Send him down Pike River to find out first hand what deregulation does to business and then ask him how 29 workers are dead but nobody held responsible and no rescue attempt ever made. Is that progress in the 21st century?
NZ falling like a stone in education rankings with the deregulated approach meaning private institutions are just fronts for immigration scams, primary kids falling against international tables, our universities falling in international tables with the focus on bums on seats lower quality but user pays degree for tertiary, and apparently you can’t get truck drivers, fruit pickers, restaurant workers, trades people, because they stopped training people on the job.
Something went wrong in NZ and it started with Rogernomics and degregulation.

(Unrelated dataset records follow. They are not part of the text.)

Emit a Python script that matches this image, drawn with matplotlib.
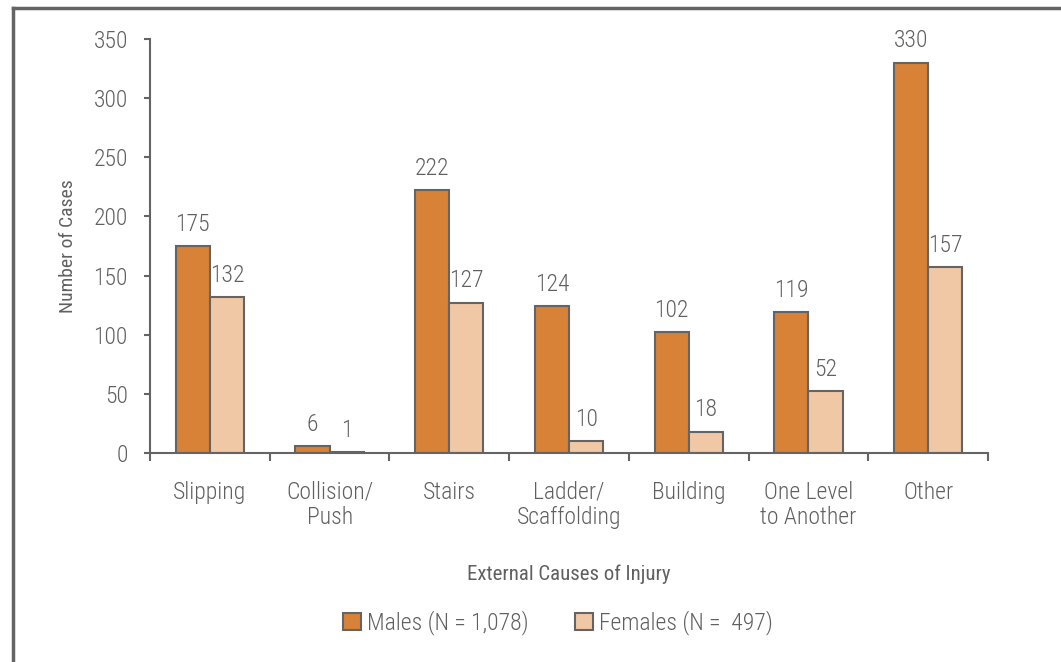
import matplotlib.pyplot as plt
import numpy as np
from matplotlib.lines import Line2D

plt.rcParams['font.family'] = ['Liberation Sans Narrow', 'Roboto Condensed', 'Arial Narrow',
                               'Liberation Sans', 'DejaVu Sans']
plt.rcParams['font.weight'] = 'light'

categories = ['Slipping', 'Collision/\nPush', 'Stairs', 'Ladder/\nScaffolding',
              'Building', 'One Level\nto Another', 'Other']
males = [175, 6, 222, 124, 102, 119, 330]
females = [132, 1, 127, 10, 18, 52, 157]
labels = ['Males (N = 1,078)', 'Females (N =  497)']

text_col = '#606060'
edge_col = '#646464'
male_col = '#d88237'
female_col = '#f0c8a5'

fig = plt.figure(figsize=(10.61, 6.62), dpi=100)
ax = fig.add_axes([150 / 1061, 1 - 453 / 662, 838 / 1061, 414 / 662])

x = np.arange(len(categories))
w = 0.285
b1 = ax.bar(x - w / 2, males, w, color=male_col, edgecolor=edge_col, linewidth=1.5,
            label=labels[0])
b2 = ax.bar(x + w / 2, females, w, color=female_col, edgecolor=edge_col, linewidth=1.5,
            label=labels[1])

# value labels above bars
for bars, vals in ((b1, males), (b2, females)):
    for bar, v in zip(bars, vals):
        ax.annotate(str(v), (bar.get_x() + bar.get_width() / 2, v), xytext=(0, 11),
                    textcoords='offset points', ha='center', va='baseline',
                    fontsize=17, color=text_col)

ax.set_xlim(-0.5, len(categories) - 0.5)
ax.set_ylim(0, 350)
ax.set_yticks(range(0, 351, 50))
ax.set_xticks(np.arange(-0.5, len(categories)), minor=False)
ax.set_xticklabels([])
ax.set_xticks(x, minor=True)
ax.set_xticklabels(categories, minor=True, fontsize=17, color=text_col, linespacing=1.15)
ax.tick_params(axis='x', which='minor', length=0, pad=20)
ax.tick_params(axis='x', which='major', direction='out', length=5.5, width=1.5,
               color=edge_col)
ax.tick_params(axis='y', direction='out', length=4, width=1.5, color=edge_col,
               labelsize=17, labelcolor=text_col, pad=12)

for s in ('top', 'right'):
    ax.spines[s].set_visible(False)
for s in ('left', 'bottom'):
    ax.spines[s].set_color(edge_col)
    ax.spines[s].set_linewidth(1.5)

ax.set_ylabel('Number of Cases', fontsize=14, color=text_col, labelpad=12)
ax.set_xlabel('External Causes of Injury', fontsize=15, color=text_col, labelpad=25)

leg = fig.legend(handles=[b1, b2], loc='center', bbox_to_anchor=(558 / 1061, 1 - 623 / 662),
                 ncol=2, frameon=False, fontsize=17, handlelength=0.76, handleheight=0.76,
                 handletextpad=0.25, columnspacing=2.0, labelcolor=text_col)

# outer frame (left and top edges only)
fig.add_artist(Line2D([13 / 1061, 13 / 1061], [0, 1 - 8 / 662], color=edge_col,
                      linewidth=2.5, transform=fig.transFigure))
fig.add_artist(Line2D([13 / 1061, 1], [1 - 8 / 662, 1 - 8 / 662], color=edge_col,
                      linewidth=2.5, transform=fig.transFigure))

fig.savefig('out.png', dpi=100)
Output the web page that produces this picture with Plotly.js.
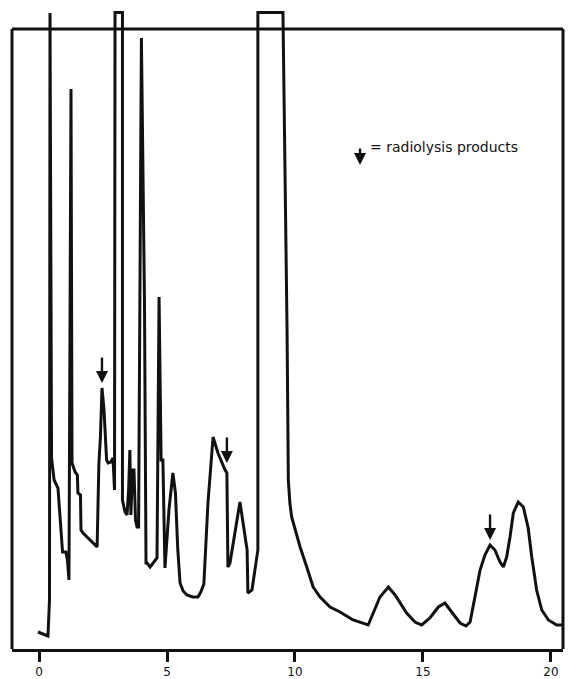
<!DOCTYPE html>
<html>
<head>
<meta charset="utf-8">
<script src="https://cdn.plot.ly/plotly-3.0.1.min.js"></script>
<style>html,body{margin:0;padding:0;background:#fff;}#chart{width:568px;height:679px;}</style>
</head>
<body>
<div id="chart"></div>
<script>
// retention time (min)
var time = [-0.04,0.35,0.41,0.43,0.49,0.59,0.74,0.86,0.92,1.05,1.11,1.17,1.25,1.29,1.41,1.50,1.52,1.62,1.64,1.72,2.27,2.34,2.40,2.46,2.54,2.64,2.70,2.81,2.89,2.95,2.97,3.26,3.26,3.36,3.44,3.50,3.55,3.59,3.65,3.71,3.77,3.83,3.89,4.00,4.12,4.18,4.22,4.34,4.49,4.61,4.69,4.77,4.84,4.92,5.08,5.23,5.33,5.42,5.51,5.63,5.78,6.00,6.21,6.32,6.44,6.60,6.80,6.99,7.27,7.34,7.38,7.46,7.85,8.13,8.16,8.32,8.55,8.55,9.53,9.61,9.69,9.74,9.80,9.87,10.00,10.20,10.46,10.71,10.98,11.37,11.76,12.27,12.86,13.06,13.32,13.65,13.91,14.36,14.69,14.95,15.27,15.60,15.86,16.12,16.45,16.68,16.84,17.03,17.23,17.42,17.62,17.81,18.01,18.14,18.27,18.40,18.53,18.72,18.92,19.11,19.25,19.44,19.64,19.90,20.22,20.61];
// detector response (arbitrary units)
var response = [17,13,49,636,191,169,161,119,97,97,89,69,560,186,177,174,156,154,119,116,102,186,212,261,239,189,186,187,191,159,636.5,636.5,149,137,134,159,199,134,179,179,129,122,122,611,349,86,86,82,87,91,352,189,189,81,140,176,156,100,66,58,54,52,52,57,65,146,212,196,179,176,82,86,147,99,56,59,99,636.5,636.5,499,319,169,146,132,119,102,82,62,52,42,37,29,24,36,52,62,54,36,27,24,31,42,46,37,26,23,27,52,79,94,104,99,87,82,92,112,136,147,142,121,92,59,39,29,24,24];
// radiolysis product markers (arrow tips)
var markTime = [2.46,7.34,17.62];
var markResp = [266,186,109];
var tickVals = [0,5,10,15,20];
var tickText = ["0","5","10","15","20"];
var legendText = "= radiolysis products";

var ink = "#111";
var annotations = [];
for (var i = 0; i < markTime.length; i++) {
  annotations.push({x: markTime[i], y: markResp[i], xref: "x", yref: "y",
    showarrow: true, ax: 0, ay: -27, arrowhead: 2, arrowsize: 1, arrowwidth: 2.4,
    arrowcolor: ink, text: ""});
}
annotations.push({x: 12.54, y: 484, xref: "x", yref: "y", showarrow: true, ax: 0, ay: -18,
  arrowhead: 2, arrowsize: 1, arrowwidth: 2.4, arrowcolor: ink, text: ""});
annotations.push({x: 12.85, y: 502, xref: "x", yref: "y", showarrow: false, xanchor: "left",
  yanchor: "middle", text: legendText, font: {family: "DejaVu Sans", size: 14, color: ink}});

var trace = {x: time, y: response, type: "scatter", mode: "lines",
  line: {color: ink, width: 3, shape: "linear"}, hoverinfo: "skip"};

var layout = {
  width: 568, height: 679,
  margin: {l: 12, r: 5, t: 10, b: 30},
  paper_bgcolor: "#fff", plot_bgcolor: "#fff",
  showlegend: false,
  xaxis: {range: [-1.055, 20.47], tickvals: tickVals, ticktext: tickText,
    ticks: "outside", ticklen: 10, tickwidth: 3, tickcolor: ink,
    showline: true, linewidth: 3, linecolor: ink, showgrid: false, zeroline: false,
    tickfont: {family: "DejaVu Sans", size: 12, color: ink}, fixedrange: true},
  yaxis: {range: [0, 639], visible: false, fixedrange: true, showgrid: false, zeroline: false},
  shapes: [
    {type: "line", xref: "paper", yref: "y", x0: 0, x1: 0, y0: 0, y1: 620, line: {color: ink, width: 3}},
    {type: "line", xref: "paper", yref: "y", x0: 0, x1: 1, y0: 620, y1: 620, line: {color: ink, width: 3}},
    {type: "line", xref: "paper", yref: "y", x0: 1, x1: 1, y0: 0, y1: 620, line: {color: ink, width: 3}}
  ],
  annotations: annotations
};
Plotly.newPlot("chart", [trace], layout, {displayModeBar: false, staticPlot: true});
</script>
</body>
</html>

The people gaining most are the Australian banks and multinational coporations asset stripping NZ and then using tax loopholes to pay nothing for the privilege.
The guy has probably heard politicians are getting cold feet on trade deals and here to smooth talk.
All good, Labour and NZ First sign TPPA and then lose next election, Natz step in with business as usual. What could be better for neoliberal business planning?
Foreigners’ financial stake in NZ up 653 pct in 28 years, says lobby group
http://www.nzherald.co.nz/business/news/article.cfm?c_id=3&objectid=11998864
probably preparing the ground for a post-brexit commonwealth (well, mostly the white bits) FTA.
A conspicuously low profile visit; it seems to mostly feature on the NBR website but nothing in MSM!?